5 out of 5 stars A Wake from the Light   August 3, 2008
  0 out of 1 found this review helpful

Many years ago I was standing on a boardwalk in San Diego adjacent to an open air cantina. Sitting under a thatched umbrella was a party of fun enjoyers. They had multi-colored drinks topped with paper parasols and chunks of fruit. Here's what caught my attention: they were laughing; they were carrying on, they were zestfully loud; they were probably drunk. I was sober; and, as a non-drinker, always had been. But in my youthful interpretation of their revelry, I vowed to become a drinker by my middle years. I wanted to be those guys. I wanted to sit with a bunch of buddies and swap great stories. I wanted to laugh, DAGNABIT! Well exactly one Bartles & Jaymes and one headache and absolutely no feeling good later, my grand drinking schemes self-liquidated. What a light weight I am! And that was a few years back, then. Fast forward to now - my dream has been realized. Reading Buffet's (Jimmy, not Warren) book [no drinking involved] was my great vacation get away at that cantina swapping fun stories with endearing party people. No raging gun battles, no kung-fu action, no car chases, no defusing detonations... just a casual tale that tickles your reading fancy like a gentle off shore Carribean breeze.
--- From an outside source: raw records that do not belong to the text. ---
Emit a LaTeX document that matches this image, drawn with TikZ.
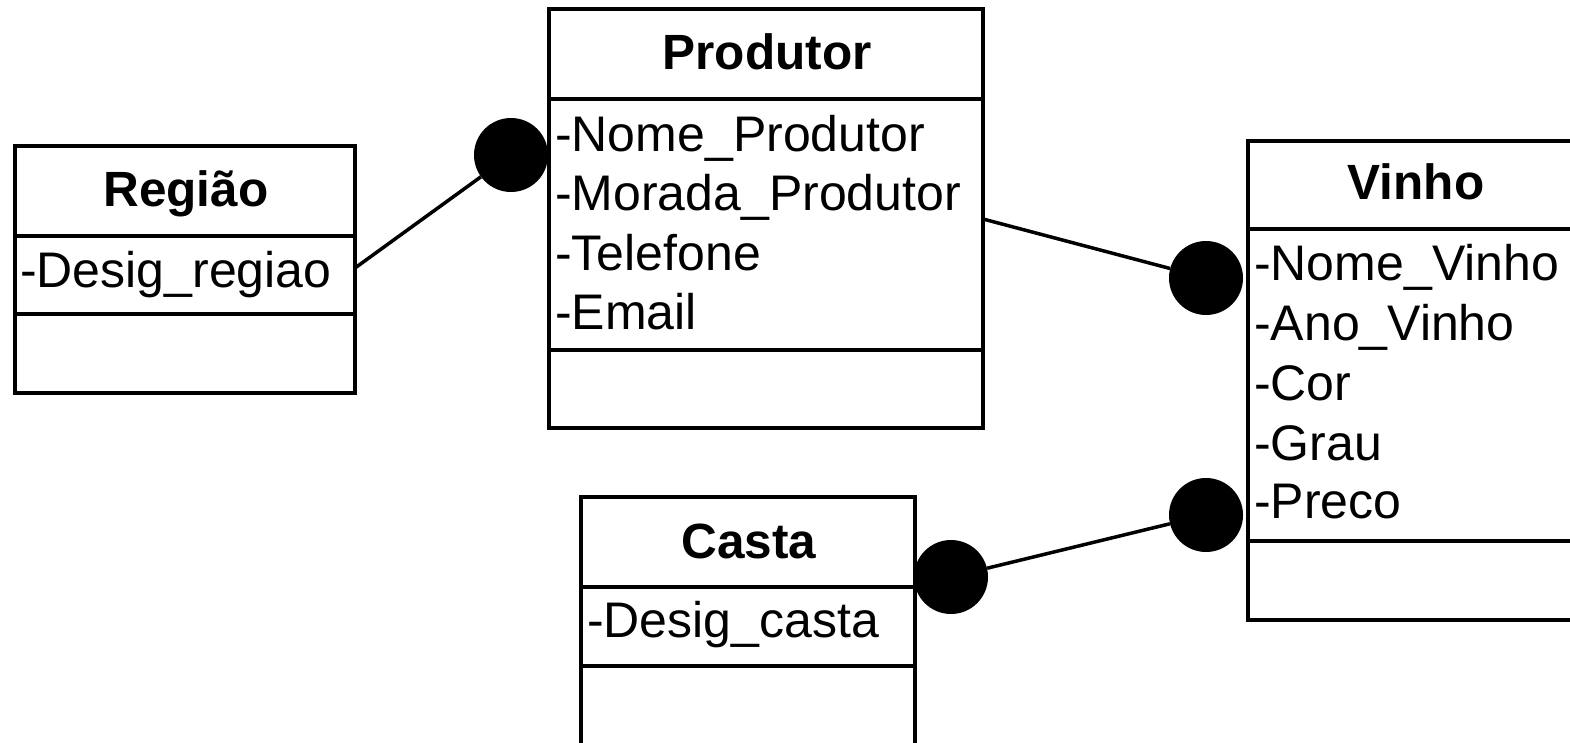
\documentclass[tikz,border=0pt]{standalone}
\usepackage{fontspec}
\setmainfont{Liberation Sans}
\begin{document}
\begin{tikzpicture}[x=1pt,y=-1pt,
  classbox/.style={draw,line width=3.5pt,inner sep=0pt,outer sep=0pt,anchor=north west},
  divider/.style={line width=3.5pt},
  title/.style={font=\fontsize{49.5pt}{59pt}\selectfont\bfseries,anchor=base,inner sep=0pt},
  attr/.style={font=\fontsize{50pt}{60pt}\selectfont,anchor=base west,inner sep=0pt},
  dot/.style={circle,fill=black,minimum size=74pt,inner sep=0pt},
  link/.style={line width=3.5pt}]
\useasboundingbox (0,0) rectangle (1570,743);
\clip (0,0) rectangle (1570,743);
% Regiao
\node[classbox,minimum width=340pt,minimum height=247pt] (regiao) at (15,146) {};
\draw[divider] (regiao.west |- 0,236) -- (regiao.east |- 0,236);
\draw[divider] (regiao.west |- 0,314) -- (regiao.east |- 0,314);
\node[title] (regiaoT) at (186,207) {Região};
\node[attr] (regiaoA) at (20,287) {-Desig\_regiao};
% Produtor
\node[classbox,minimum width=434pt,minimum height=419pt] (prod) at (549,9) {};
\draw[divider] (prod.west |- 0,99) -- (prod.east |- 0,99);
\draw[divider] (prod.west |- 0,350) -- (prod.east |- 0,350);
\node[title] (prodT) at (767,70) {Produtor};
\node[attr] (prodA1) at (555,152) {-Nome\_Produtor};
\node[attr] (prodA2) at (555,211) {-Morada\_Produtor};
\node[attr] (prodA3) at (555,270) {-Telefone};
\node[attr] (prodA4) at (555,329) {-Email};
% Vinho
\node[classbox,minimum width=338pt,minimum height=479pt] (vinho) at (1248,141) {};
\draw[divider] (vinho.west |- 0,229) -- (vinho.east |- 0,229);
\draw[divider] (vinho.west |- 0,541) -- (vinho.east |- 0,541);
\node[title] (vinhoT) at (1416,200) {Vinho};
\node[attr] (vinhoA1) at (1254,280) {-Nome\_Vinho};
\node[attr] (vinhoA2) at (1254,340) {-Ano\_Vinho};
\node[attr] (vinhoA3) at (1254,400) {-Cor};
\node[attr] (vinhoA4) at (1254,460) {-Grau};
\node[attr] (vinhoA5) at (1254,518) {-Preco};
% Casta
\node[classbox,minimum width=334pt,minimum height=270pt] (casta) at (581,497) {};
\draw[divider] (casta.west |- 0,587) -- (casta.east |- 0,587);
\draw[divider] (casta.west |- 0,666) -- (casta.east |- 0,666);
\node[title] (castaT) at (749,558) {Casta};
\node[attr] (castaA) at (587,637) {-Desig\_casta};
% connectors
\node[dot] (d1) at (511,155) {};
\node[dot] (d2) at (1206,278) {};
\node[dot] (d3) at (951,577) {};
\node[dot] (d4) at (1206,515) {};
\draw[link] (regiao.east |- 0,268) -- (d1);
\draw[link] (prod.east |- 0,219) -- (d2);
\draw[link] (d3) -- (d4);
\end{tikzpicture}
\end{document}
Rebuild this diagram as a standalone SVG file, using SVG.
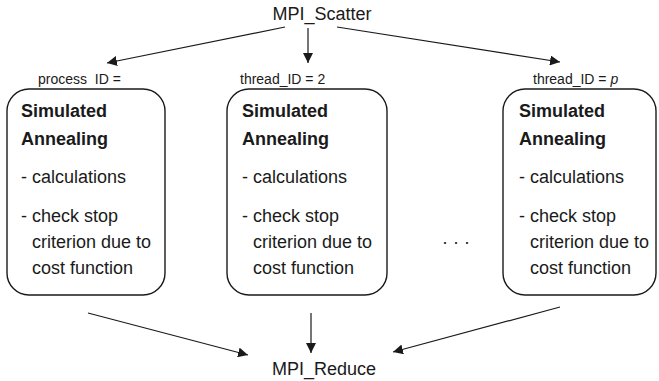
<svg xmlns="http://www.w3.org/2000/svg" width="659" height="381" viewBox="0 0 659 381">
  <style>
    text { font-family: "Liberation Sans", Arial, sans-serif; fill: #1a1a1a; }
    .title { font-size: 18px; }
    .label { font-size: 14px; }
    .head { font-size: 18px; font-weight: bold; }
    .body { font-size: 18px; }
    .box { fill: #ffffff; stroke: #1a1a1a; stroke-width: 1.4; }
    .conn { stroke: #1a1a1a; stroke-width: 1.2; fill: none; marker-end: url(#arrow); }
  </style>
  <defs>
    <marker id="arrow" viewBox="0 0 10 10" refX="10" refY="5" markerWidth="10" markerHeight="10" markerUnits="userSpaceOnUse" orient="auto">
      <path d="M0,0 L10,5 L0,10 Z" fill="#1a1a1a"/>
    </marker>
  </defs>
  <rect width="659" height="381" fill="#ffffff"/>

  <g id="scatter">
    <text class="title" x="322" y="20" text-anchor="middle">MPI_Scatter</text>
  </g>

  <g id="reduce">
    <text class="title" x="324" y="375" text-anchor="middle">MPI_Reduce</text>
  </g>

  <g id="connectors">
    <line class="conn" x1="285" y1="27" x2="107" y2="63"/>
    <line class="conn" x1="308" y1="28" x2="308" y2="63"/>
    <line class="conn" x1="337" y1="27" x2="560" y2="62"/>
    <line class="conn" x1="88" y1="313" x2="248" y2="355"/>
    <line class="conn" x1="311" y1="313" x2="311" y2="353"/>
    <line class="conn" x1="560" y1="307" x2="393" y2="352"/>
  </g>

  <g id="worker-1">
    <text class="label" x="38" y="84" xml:space="preserve">process  ID =</text>
    <rect class="box" x="7" y="89" width="158" height="206" rx="22"/>
    <text class="head" x="21" y="117">Simulated</text>
    <text class="head" x="21" y="145">Annealing</text>
    <text class="body" x="21" y="183">- calculations</text>
    <text class="body" x="21" y="222">- check stop</text>
    <text class="body" x="32" y="248">criterion due to</text>
    <text class="body" x="32" y="274">cost function</text>
  </g>

  <g id="worker-2">
    <text class="label" x="240" y="84">thread_ID = 2</text>
    <rect class="box" x="227" y="89" width="160" height="206" rx="22"/>
    <text class="head" x="242" y="117">Simulated</text>
    <text class="head" x="242" y="145">Annealing</text>
    <text class="body" x="242" y="183">- calculations</text>
    <text class="body" x="242" y="222">- check stop</text>
    <text class="body" x="253" y="248">criterion due to</text>
    <text class="body" x="253" y="274">cost function</text>
  </g>

  <g id="ellipsis">
    <text class="body" x="456" y="248" text-anchor="middle">· · ·</text>
  </g>

  <g id="worker-p">
    <text class="label" x="533" y="84">thread_ID = <tspan font-style="italic">p</tspan></text>
    <rect class="box" x="503" y="89" width="153" height="206" rx="22"/>
    <text class="head" x="519" y="117">Simulated</text>
    <text class="head" x="519" y="145">Annealing</text>
    <text class="body" x="519" y="183">- calculations</text>
    <text class="body" x="519" y="222">- check stop</text>
    <text class="body" x="530" y="248">criterion due to</text>
    <text class="body" x="530" y="274">cost function</text>
  </g>
</svg>
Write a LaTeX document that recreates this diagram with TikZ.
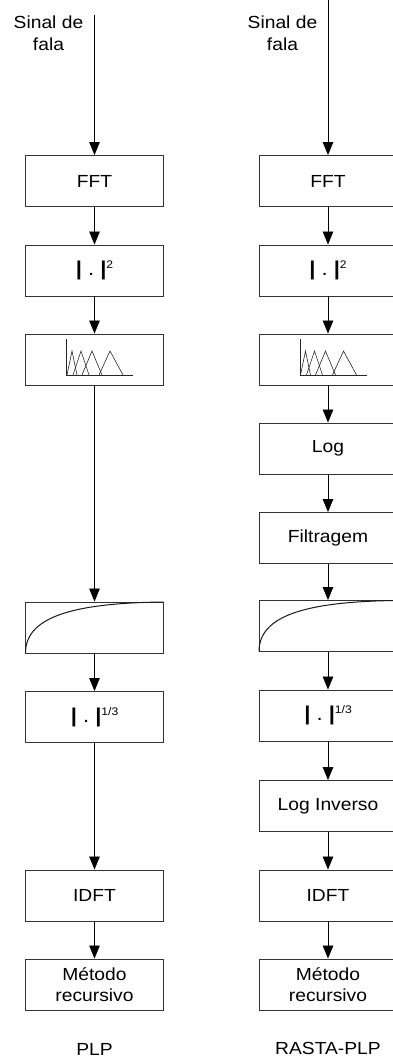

I don't really buy (nor steal) music. I'm not much of a listener (I'm sorry, what did you just say?). But I liked this Buffet book so much, I ran out and bought two of his CD's. I plan to read his other books later (except for the one with a pig in it, just how good could that be?).



5 out of 5 stars Light ahoy!   July 24, 2008
This book can be read on many levels: as a light humorous piece, as a passion play, as a piece with symbolism, or as a story in search of a philosophy. I like the first best.

The core of the story is the renovation of a lighthouse, not an exciting topic. It only becomes exciting through the characters...or maybe the power of coincidence...or maybe the power of goodness.

This book has something for everybody, from a doofus to an intellectual college professor. Take it as you like. It's a joy.